Effect of copper and manganese on the de novo generation of protease-resistant prion protein in yeast cells.

The prion protein (PrP) is the key protein implicated in diseases known as transmissible spongiform encephalopathies. PrP has been shown to bind manganese and copper, the latter being involved in the normal function of the protein. Indeed, upon expression in yeast we noted a major increase in intracellular copper and a decrease in manganese. Interestingly, protease-resistant PrP(Sc)-like protein (PrP(res)) formation was induced when PrP-expressing yeast cells were grown in copper- and/or manganese-supplemented media. The pattern of PrP banding in SDS-PAGE was dominantly determined by manganese.

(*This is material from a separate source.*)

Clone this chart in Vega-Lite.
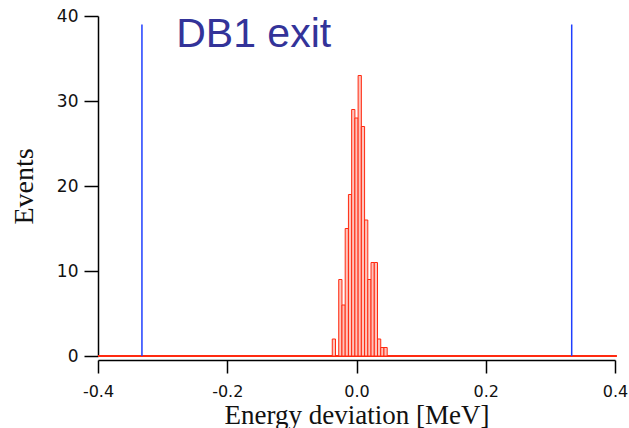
{
  "$schema": "https://vega.github.io/schema/vega-lite/v6.json",
  "width": 517,
  "height": 340,
  "autosize": {"type": "none"},
  "padding": {"left": 98, "top": 16, "right": 14, "bottom": 72},
  "background": "white",
  "config": {"view": {"stroke": null}},
  "datasets": {
    "hist": [
      {"lo": -0.0375, "hi": -0.0325, "count": 2},
      {"lo": -0.0275, "hi": -0.0225, "count": 9},
      {"lo": -0.0225, "hi": -0.0175, "count": 6},
      {"lo": -0.0175, "hi": -0.0125, "count": 15},
      {"lo": -0.0125, "hi": -0.0075, "count": 19},
      {"lo": -0.0075, "hi": -0.0025, "count": 29},
      {"lo": -0.0025, "hi": 0.0025, "count": 28},
      {"lo": 0.0025, "hi": 0.0075, "count": 33},
      {"lo": 0.0075, "hi": 0.0125, "count": 27},
      {"lo": 0.0125, "hi": 0.0175, "count": 16},
      {"lo": 0.0175, "hi": 0.0225, "count": 9},
      {"lo": 0.0225, "hi": 0.0275, "count": 11},
      {"lo": 0.0275, "hi": 0.0325, "count": 11},
      {"lo": 0.0325, "hi": 0.0375, "count": 2},
      {"lo": 0.0375, "hi": 0.0425, "count": 1},
      {"lo": 0.0425, "hi": 0.0475, "count": 1}
    ],
    "baseline": [{"lo": -0.4, "hi": 0.403, "count": 0}],
    "limits": [{"x": -0.332, "y": 0, "y2": 39}, {"x": 0.333, "y": 0, "y2": 39}],
    "label": [{"x": -0.279, "y": 36.3, "text": "DB1 exit"}]
  },
  "layer": [
    {
      "data": {"name": "baseline"},
      "mark": {"type": "rule", "color": "#ff2a10", "strokeWidth": 2},
      "encoding": {
        "x": {"field": "lo", "type": "quantitative", "scale": {"domain": [-0.4, 0.4], "nice": false, "clamp": false},
          "axis": {
            "values": [-0.4, -0.2, 0, 0.2, 0.4],
            "labelExpr": "replace(format(datum.value, '.1f'), '\u2212', '-')",
            "title": "Energy deviation [MeV]",
            "offset": 4,
            "grid": false,
            "domainColor": "#000000",
            "domainWidth": 1.5,
            "tickColor": "#000000",
            "tickWidth": 1.5,
            "tickSize": 13,
            "labelFont": "DejaVu Sans",
            "labelFontSize": 16,
            "labelColor": "#111111",
            "labelPadding": 10,
            "labelFlush": false,
            "labelOverlap": false,
            "titleFont": "Liberation Serif",
            "titleFontSize": 27,
            "titleFontWeight": "normal",
            "titleColor": "#111111",
            "titlePadding": 3
          }},
        "x2": {"field": "hi"},
        "y": {"field": "count", "type": "quantitative", "scale": {"domain": [0, 40], "nice": false},
          "axis": {
            "values": [0, 10, 20, 30, 40],
            "title": "Events",
            "grid": false,
            "domainColor": "#000000",
            "domainWidth": 1.5,
            "tickColor": "#000000",
            "tickWidth": 1.5,
            "tickSize": 14,
            "labelFont": "DejaVu Sans",
            "labelFontSize": 17,
            "labelColor": "#111111",
            "labelPadding": 6,
            "labelFlush": false,
            "titleFont": "Liberation Serif",
            "titleFontSize": 28,
            "titleFontWeight": "normal",
            "titleColor": "#111111",
            "titlePadding": 18
          }}
      }
    },
    {
      "data": {"name": "hist"},
      "mark": {"type": "bar", "fill": "#ffc4bc", "stroke": "#ff2a10", "strokeWidth": 1},
      "encoding": {
        "x": {"field": "lo", "type": "quantitative"},
        "x2": {"field": "hi"},
        "y": {"field": "count", "type": "quantitative"},
        "y2": {"datum": 0}
      }
    },
    {
      "data": {"name": "limits"},
      "mark": {"type": "rule", "color": "#1f3fff", "strokeWidth": 1.5},
      "encoding": {
        "x": {"field": "x", "type": "quantitative"},
        "y": {"field": "y", "type": "quantitative"},
        "y2": {"field": "y2"}
      }
    },
    {
      "data": {"name": "label"},
      "mark": {"type": "text", "align": "left", "baseline": "alphabetic", "font": "Liberation Sans", "fontSize": 41, "color": "#333399"},
      "encoding": {
        "x": {"field": "x", "type": "quantitative"},
        "y": {"field": "y", "type": "quantitative"},
        "text": {"field": "text"}
      }
    }
  ]
}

This conformational transition was stable against EDTA treatment but not in the presence of the copper chelators bathocuproinedisulfonic acid or clioquinol. Conclusively, PrP itself influences manganese and copper metabolism, and a replacement of copper in PrP complexes with manganese is highly likely under the condition of copper depletion or if excess amounts of copper and manganese are present. Taken together, our present study demonstrates the involvement of PrP in the regulation of intracellular metal ion homeostasis and uncovers copper and, more severely, manganese ions as in vivo risk factors for the conversion into PrP(Sc).